Some-Stuff-You-Already-Know:

(Distributed)
  - clone, push, pull -- your using git.

(Reliability)
- you're using git so you know its uncorrupted, and if it does go down just clone from someone else and verify the checksum.

(Support)
  - git@xxxxxxxxxxxxxxx
  - If git.git is down there is not much point in bug-tracking it.

I've been wanting to do this internally for a whle, but I'm still learning the git scm part.

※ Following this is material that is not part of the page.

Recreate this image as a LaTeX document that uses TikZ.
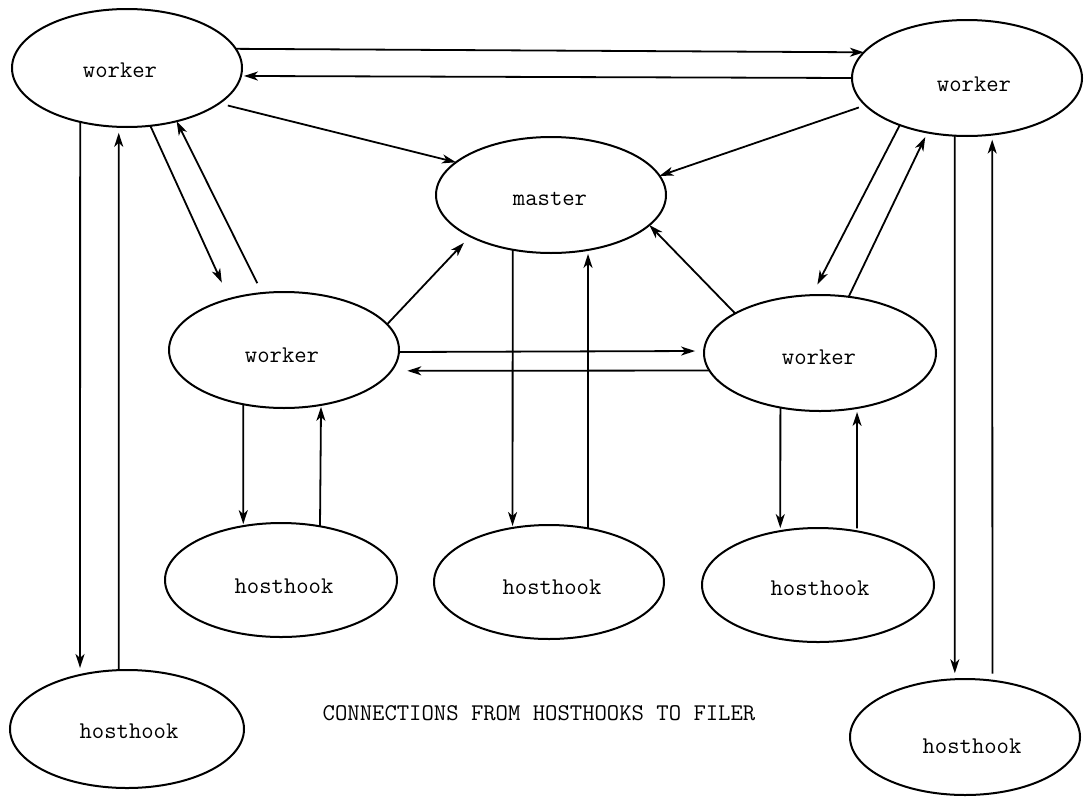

Some of the git technologies I listed above I haven't used yet so they may sound a bit off, but I think you can get the gist of it.

I think git people in general would be enthusiastic about this, and if so, that would be the one thing that truly distinguishes this proposal from the others ;-) You could call the repo or system bug-git, git-err-done, or something like that.